/ 14 October 2022

Zuma turns to Concourt in bid for acquittal

Safrica Corruption Politics Zuma
Former president Jacob Zuma. (EMMANUEL CROSET/AFP via Getty Images)

Former president Jacob Zuma has approached the constitutional court for leave to appeal the dismissal of his special plea alleging that advocate Billy Downer lacked the standing to prosecute him in the arms deal corruption case.

The application follows Zuma being denied leave to appeal by the high court and the supreme court of appeal. The president of the latter dismissed a reconsideration application, which Zuma then tried — unsuccessfully — to challenge in the apex court.

Zuma is due back in the Pietermaritzburg High Court on Monday, where the various applications to challenge trial judge Piet Koen’s dismissal of the plea have forced long postponements and probably have put paid to trial starting this year.

The plea was twofold. Zuma argued, in terms of section 106 (1)(h) of the Criminal Procedure Act, that Downer lacked title to prosecute him because he had abandoned impartiality.

His lawyers contended that if the court agreed with this, he then qualified for acquittal in terms of section 106(4) of the act.

Dismissing the plea, Koen said legal precedent was clear that complaints about lack of impartiality, whatever the grounds, do not affect the title to prosecute for the purposes of section 106 (1)(h). 

Precedent was equally fatal to part two of Zuma’s plea and his argument that should Downer be removed, acquittal must follow because the National Prosecuting Authority (NPA) as a whole was incompetent to pursue the graft charges against him.

In February, Koen said there was no reasonable prospect that Zuma would succeed on appeal and the appellate court concurred.

In his application to the constitutional court, Zuma insists that Koen misapplied the law and reiterates should he prove successful on appeal, he would be entitled to acquittal on the charges that have haunted him since 2007.

“This would have put an end to over 20 years of prosecutorial harassment in which a clear pattern of criminal acts adopted by Mr Downer and his fellow officials of the NPA was closely associated with my prosecution or investigation,” he claims in an affidavit signed on Thursday.

Zuma has since stepped up his attack on Downer by launching a private prosecution in which he purports to charge the veteran prosecutor with breach of section 41 of the National Prosecuting Act. 

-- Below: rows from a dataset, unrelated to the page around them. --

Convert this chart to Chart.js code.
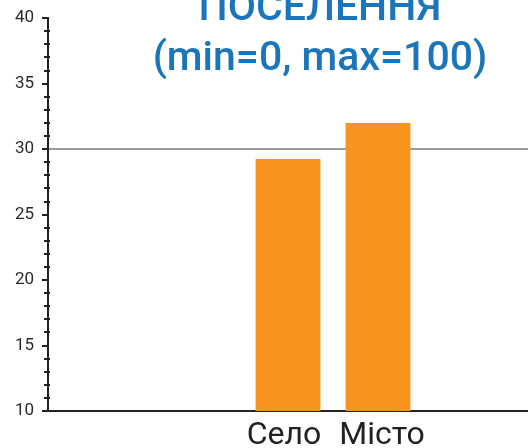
<!DOCTYPE html>
<html>
<head>
<meta charset="utf-8">
<script src="https://cdn.jsdelivr.net/npm/chart.js@4/dist/chart.umd.min.js"></script>
<style>
  html, body { margin: 0; padding: 0; background: #fff; }
  #wrap { position: relative; width: 528px; height: 448px; overflow: hidden; }
  #title {
    position: absolute; left: 120px; width: 400px; top: -19px;
    text-align: center; font-family: Roboto, sans-serif; font-weight: 500;
    font-size: 41px; line-height: 50px; color: #1b75bb; pointer-events: none;
  }
</style>
</head>
<body>
<div id="wrap">
  <canvas id="c" width="528" height="448"></canvas>
  <div id="title">ПОСЕЛЕННЯ<br>(min=0, max=100)</div>
</div>
<script>
const categories = ['Село', 'Місто'];
const values = [29.25, 32];
const yMin = 10, yMax = 40, yStep = 5, yMinorStep = 1;
const refLine = 30;

const points = categories.map((c, i) => ({ x: i, y: values[i] }));

const minorTicks = {
  id: 'minorTicks',
  afterDraw(chart) {
    const s = chart.scales.y, ctx = chart.ctx;
    ctx.save();
    ctx.strokeStyle = '#222';
    ctx.lineWidth = 2;
    for (let v = yMin; v <= yMax; v += yMinorStep) {
      if (v % yStep === 0) continue;
      const y = Math.round(s.getPixelForValue(v));
      ctx.beginPath();
      ctx.moveTo(s.right - 4, y);
      ctx.lineTo(s.right + 2, y);
      ctx.stroke();
    }
    ctx.restore();
  }
};

new Chart(document.getElementById('c'), {
  type: 'bar',
  data: {
    datasets: [{
      data: points,
      backgroundColor: '#f7941e',
      borderWidth: 0
    }]
  },
  options: {
    responsive: false,
    animation: false,
    layout: { padding: { top: 17, right: 0, left: 0, bottom: 0 } },
    plugins: { legend: { display: false }, tooltip: { enabled: false }, title: { display: false } },
    scales: {
      x: {
        type: 'linear',
        offset: false,
        min: -8 / 3,
        max: 8 / 3,
        afterBuildTicks(scale) { scale.ticks = categories.map((c, i) => ({ value: i })); },
        afterFit(scale) { scale.height = 37; },
        grid: { display: false, drawTicks: false, offset: false },
        border: { display: true, color: '#222', width: 2 },
        ticks: {
          autoSkip: false,
          maxRotation: 0,
          padding: 6,
          color: '#222',
          font: { family: 'Roboto', size: 32 },
          callback: (v) => (v === 0 ? categories[v] + ' ' : ' ' + categories[v])
        }
      },
      y: {
        min: yMin,
        max: yMax,
        afterFit(scale) { scale.width = 48; },
        ticks: {
          stepSize: yStep,
          padding: 8,
          color: '#2a2a2a',
          font: { family: 'Roboto', size: 17 }
        },
        border: { display: true, color: '#222', width: 2 },
        grid: {
          drawOnChartArea: true,
          drawTicks: true,
          tickLength: 6,
          lineWidth: 2,
          tickWidth: 2,
          tickColor: '#222',
          color: (ctx) => (ctx.tick && ctx.tick.value === refLine) ? '#9a9a9a' : 'rgba(0,0,0,0)'
        }
      }
    }
  },
  plugins: [minorTicks]
});
</script>
</body>
</html>
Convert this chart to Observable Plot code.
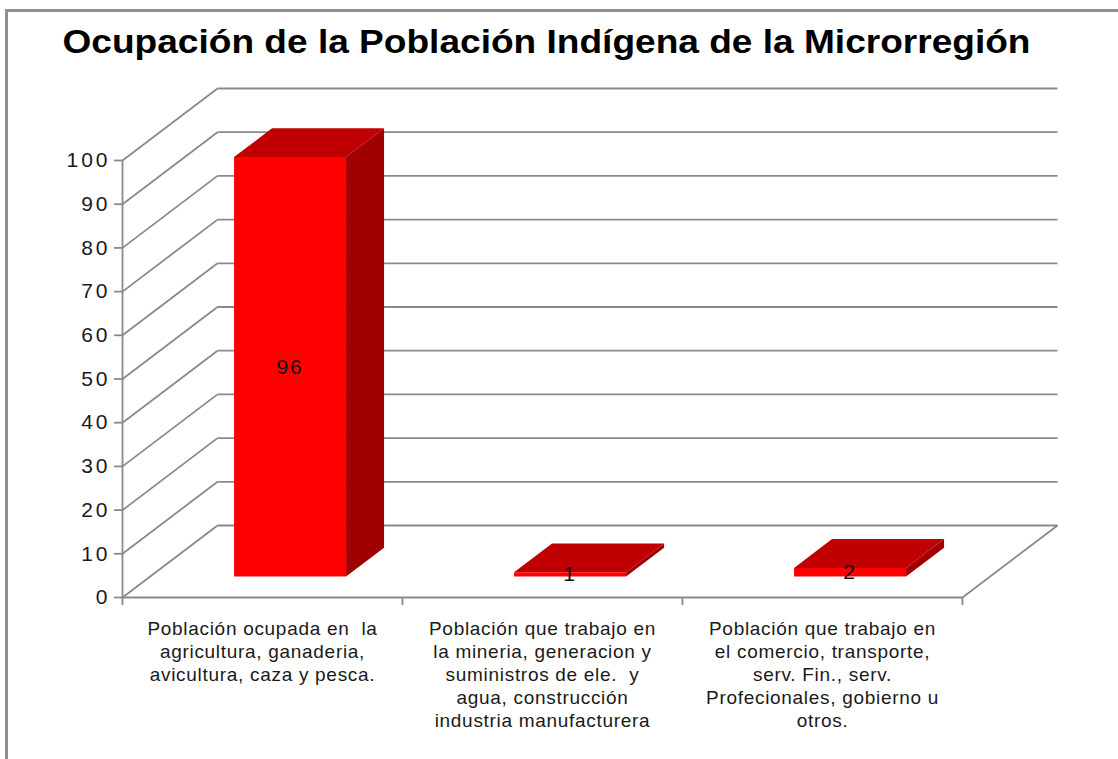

He accuses Downer and journalist Karyn Maughan of disclosing documents in possession of the NPA without the permission of the national director of public prosecutions. At issue is a copy of an affidavit filed by Downer in response to an application from Zuma for a postponement in his corruption trial. 

Attached to the affidavit was a letter from a military doctor stating that the former president needed urgent treatment for an undisclosed ailment. But Zuma’s legal team had attached it to his own affidavit, without claiming confidentiality, and hence it became part of the public court record.

Legal opinion is that the case is as doomed as the special plea was.

In court papers, Downer said Zuma was abusing court process with a meritless prosecution in another bid to delay the trial where he faces 12 counts of fraud, one of racketeering, two of corruption and one of money laundering for allegedly taking bribes, via his former financial adviser Schabir Shaik, from French arms manufacturer Thales.